Thursday, May 13, 2010

Inductive Game Theory and conflict

Quantitative studies of behaviour traditionally rely on Jonathan Nash's 'Game theory' and Nash's Equilibrium, to investigate the logic and probability surrounding conflict. Game theory seeks to identify normative strategies that maximise payoffs for individuals in the face of uncertainty.

Equilibrium
Although Game theory has been very useful for determining which of a predefined set of strategies will best produce stability, given certain assumptions, its has not proven to be very useful for determining what the natural strategy set is, or which strategies individuals are using out of equilibrium.

Multiple Players
Game theoretic models are also not practical for studying strategies when interactions involve multiple players interacting simultaneously. This is the case in many complex animal and human systems.

Inductive Game Theory
Santa Fe Institute Omidyar Postdoctoral Fellow Simon DeDeo and Institute faculty members Jessica Flack and David Krakauer believe they have developed a new method, which they call 'Inductive Game Theory.'

They have applied this new method to a time series of fights, gathered from detailed observations of an animal society model system. "With these approaches, we can better identify those strategies likely to generate periods of intense conflict," DeDeo says.

Conflict Triggers
"Fights are not explained by 'rogue actors,' or single aggressive individuals, but by complex interactions among groups of three or higher, and the decision to fight is very much dependent on historical events i.e. the memory of what happened in previous conflicts," says Krakauer. (As we all know our perception of events are not always accurate. Memories and historical recollection, can be distorted and otherwise influenced, internally and externally.)

Interaction of Players
"These results suggest that an individual agency has been over-emphasised in social evolution," says Flack. "We need to re-examine the idea that a single individual or nation can directly cause turbulent periods in history, and consider the possibility that what predicts long periods of conflict is how we respond to the actions and reactions of both our friends and our possible enemies in their conflicts."
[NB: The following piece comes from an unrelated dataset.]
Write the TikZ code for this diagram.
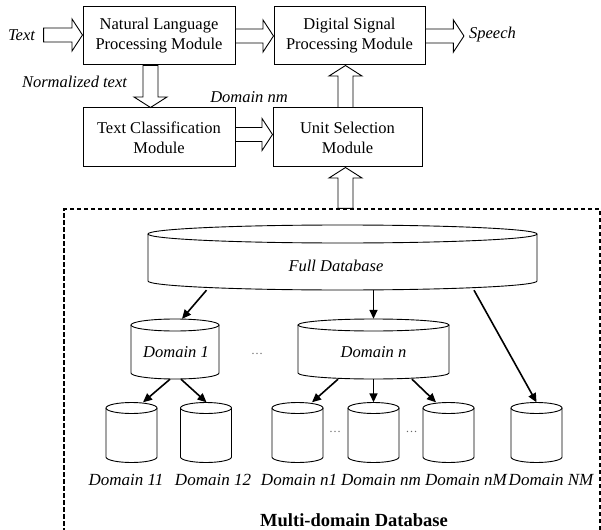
\documentclass[tikz,border=0pt]{standalone}
\usepackage{fontspec}
\setmainfont{LiberationSerif}[Extension=.ttf, UprightFont=*-Regular, BoldFont=*-Bold, ItalicFont=*-Italic, BoldItalicFont=*-BoldItalic]
\usetikzlibrary{calc,arrows.meta}
\tikzset{
  box/.style={draw, line width=1pt, inner sep=0pt, align=center, font=\fontsize{16.5}{20}\selectfont},
  blk/.style={draw, line width=0.9pt, fill=white, line join=miter},
  lbl/.style={inner sep=0pt, font=\fontsize{16.5}{20}\selectfont\itshape},
  cyllbl/.style={inner sep=0pt, font=\fontsize{17}{20}\selectfont\itshape},
  cylline/.style={draw, line width=0.9pt},
  dbarrow/.style={line width=1.6pt, -{Triangle[length=9pt,width=8pt]}},
  dotsstyle/.style={inner sep=0pt, text=black!60, font=\fontsize{12}{14}\selectfont},
  dbframe/.style={draw, line width=1.2pt, dash pattern=on 4.5pt off 2.5pt, inner sep=0pt},
}
% horizontal hollow block arrow, from #1 to #2 (rightwards)
\newcommand\harrowR[2]{\path[blk] let \p1=(#1), \p2=(#2) in
  (\x1,\y1+7pt) -- (\x2-10.5pt,\y1+7pt) -- (\x2-10.5pt,\y1+16pt) -- (\x2,\y1)
  -- (\x2-10.5pt,\y1-16pt) -- (\x2-10.5pt,\y1-7pt) -- (\x1,\y1-7pt) -- cycle;}
% vertical hollow block arrow, downwards
\newcommand\varrowD[2]{\path[blk] let \p1=(#1), \p2=(#2) in
  (\x1-7.5pt,\y1) -- (\x1-7.5pt,\y2+10.5pt) -- (\x1-16.5pt,\y2+10.5pt) -- (\x1,\y2)
  -- (\x1+16.5pt,\y2+10.5pt) -- (\x1+7.5pt,\y2+10.5pt) -- (\x1+7.5pt,\y1) -- cycle;}
% vertical hollow block arrow, upwards
\newcommand\varrowU[2]{\path[blk] let \p1=(#1), \p2=(#2) in
  (\x1-7.5pt,\y1) -- (\x1-7.5pt,\y2-10.5pt) -- (\x1-16.5pt,\y2-10.5pt) -- (\x1,\y2)
  -- (\x1+16.5pt,\y2-10.5pt) -- (\x1+7.5pt,\y2-10.5pt) -- (\x1+7.5pt,\y1) -- cycle;}
% database cylinder: name, cx, y(top ellipse centre), y(bottom ellipse centre), rx, ry
\newcommand\dbcyl[6]{%
  \draw[cylline] (#2-#5,-#3) -- (#2-#5,-#4) arc[start angle=180,end angle=360,x radius=#5pt,y radius=#6pt] -- (#2+#5,-#3);
  \draw[cylline] (#2,-#3) ellipse[x radius=#5pt,y radius=#6pt];
  \node[inner sep=0pt, minimum width={2*#5*1pt}, minimum height={(#4-#3+2*#6)*1pt}] (#1) at (#2,{-(#3+#4)/2}) {};}
\begin{document}
\begin{tikzpicture}[x=1pt,y=1pt]
\useasboundingbox (0,0) rectangle (601,-529);
\clip (0,0) rectangle (601,-529);

% modules
\node[box, minimum width=152pt, minimum height=58pt] (nlp) at (159,-36) {Natural Language\\Processing Module};
\node[box, minimum width=151pt, minimum height=58pt] (dsp) at (349.5,-36) {Digital Signal\\Processing Module};
\node[box, minimum width=152pt, minimum height=59pt] (tc) at (159,-137.5) {Text Classification\\Module};
\node[box, minimum width=149pt, minimum height=59pt] (us) at (347.5,-137.5) {Unit Selection\\Module};

% labels
\node[lbl] (txt) at (21.5,-35) {Text};
\node[lbl] (spch) at (492.5,-35) {Speech};
\node[lbl] (norm) at (74.5,-82) {Normalized text};
\node[lbl] (dnmlbl) at (249,-97) {Domain nm};

% block arrows
\coordinate (txtout) at ([xshift=8.5pt]txt.east);
\harrowR{txtout}{nlp.west}
\harrowR{nlp.east}{dsp.west}
\coordinate (spin) at ([xshift=-5pt]spch.west);
\harrowR{dsp.east}{spin}
\coordinate (nlpout) at ([xshift=-8.5pt]nlp.south);
\coordinate (tcin) at ([xshift=-8.5pt]tc.north);
\varrowD{nlpout}{tcin}
\coordinate (tcout) at ([yshift=3pt]tc.east);
\coordinate (usin) at (us.west |- tcout);
\harrowR{tcout}{usin}
\coordinate (usout) at ([xshift=-2pt]us.north);
\coordinate (dspin) at (usout |- dsp.south);
\varrowU{usout}{dspin}

% multi-domain database frame
\node[dbframe, minimum width=536pt, minimum height=331pt] (db) at (332,-374.5) {};
\coordinate (usbot) at ([xshift=-2pt]us.south);
\coordinate (dbtop) at (usbot |- db.north);
\varrowU{dbtop}{usbot}

% cylinders
\dbcyl{full}{342.5}{234}{281}{194.5}{9}
\node[lbl] (fulllbl) at (336,-265.5) {Full Database};
\dbcyl{d1}{175}{325}{373}{44}{6}
\node[lbl] (d1lbl) at (176,-352) {Domain 1};
\dbcyl{dn}{373.5}{325}{373}{75.5}{6}
\node[lbl] (dnlbl) at (373.5,-352) {Domain n};
\node[dotsstyle] (dots1) at (257,-353.5) {…};

\dbcyl{d11}{131.5}{408}{457}{25.5}{5.5}
\dbcyl{d12}{206}{408}{457}{25.5}{5.5}
\dbcyl{dn1}{297.5}{408}{457}{25.5}{5.5}
\dbcyl{dnm}{373.5}{408}{457}{25.5}{5.5}
\dbcyl{dnM}{448.5}{408}{457}{25.5}{5.5}
\dbcyl{dNM}{536.5}{408}{457}{25.5}{5.5}
\node[dotsstyle] (dots2) at (335,-432) {…};
\node[dotsstyle] (dots3) at (411.5,-432) {…};

\node[cyllbl] (l11) at (126,-479.5) {Domain 11};
\node[cyllbl] (l12) at (213,-479.5) {Domain 12};
\node[cyllbl] (ln1) at (299,-479.5) {Domain n1};
\node[cyllbl] (lnm) at (381,-479.5) {Domain nm};
\node[cyllbl] (lnM) at (466,-479.5) {Domain nM};
\node[cyllbl] (lNM) at (551,-479.5) {Domain NM};

\node[inner sep=0pt, font=\fontsize{18.5}{22}\selectfont\bfseries] (mdb) at (354,-520) {Multi-domain Database};

% database arrows
\draw[dbarrow] ([xshift=-136pt]full.south) -- ([xshift=7pt]d1.north);
\draw[dbarrow] ([xshift=31pt]full.south) -- (dn.north);
\draw[dbarrow] ([xshift=131.5pt]full.south) -- (dNM.north);
\draw[dbarrow] ([xshift=-5pt]d1.south) -- ([xshift=11.5pt]d11.north);
\draw[dbarrow] ([xshift=6pt]d1.south) -- ([xshift=0.5pt]d12.north);
\draw[dbarrow] ([xshift=-35.5pt]dn.south) -- ([xshift=14.5pt]dn1.north);
\draw[dbarrow] (dn.south) -- (dnm.north);
\draw[dbarrow] ([xshift=38.5pt]dn.south) -- ([xshift=-12.5pt]dnM.north);
\end{tikzpicture}
\end{document}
Jessica Flack believes, "This new empirically-grounded approach to conflict is a crucial step towards designing better methods for prediction, management and control." I hope she is right in this assumption and that it does make the world a safer place.


Aggressive acts
Clearly, a single entity can invoke an action that is intended to provoke an aggressive reaction (Pearl Harbour) but the decision for conflict is an option not an inevitable response, and is based on a large number of factors.

Pre-emptive aggression
Pre-emptive strikes (Hiroshima and Nagasaki), are intolerable unless you convince your 'allies' that it's not, because it's for the 'greater good', but these past events invoke different reactions within us, simply because they are now historical events and they can sit uncomfortably in our memories.

This in itself may make it difficult to predict our reaction to future conflicts, dependant on whether we have a) read about similar events in the history books or b) experienced them directly or indirectly through our friends and partners.

The Santa Fe Institute
The Santa Fe Institute (http://www.santafe.edu/) is a transdisciplinary research community that expands the boundaries of scientific understanding. Its aim is to discover, comprehend, and communicate the common fundamental principles in complex physical, computational, biological, and social systems that underlie many of the most profound problems facing science and society today.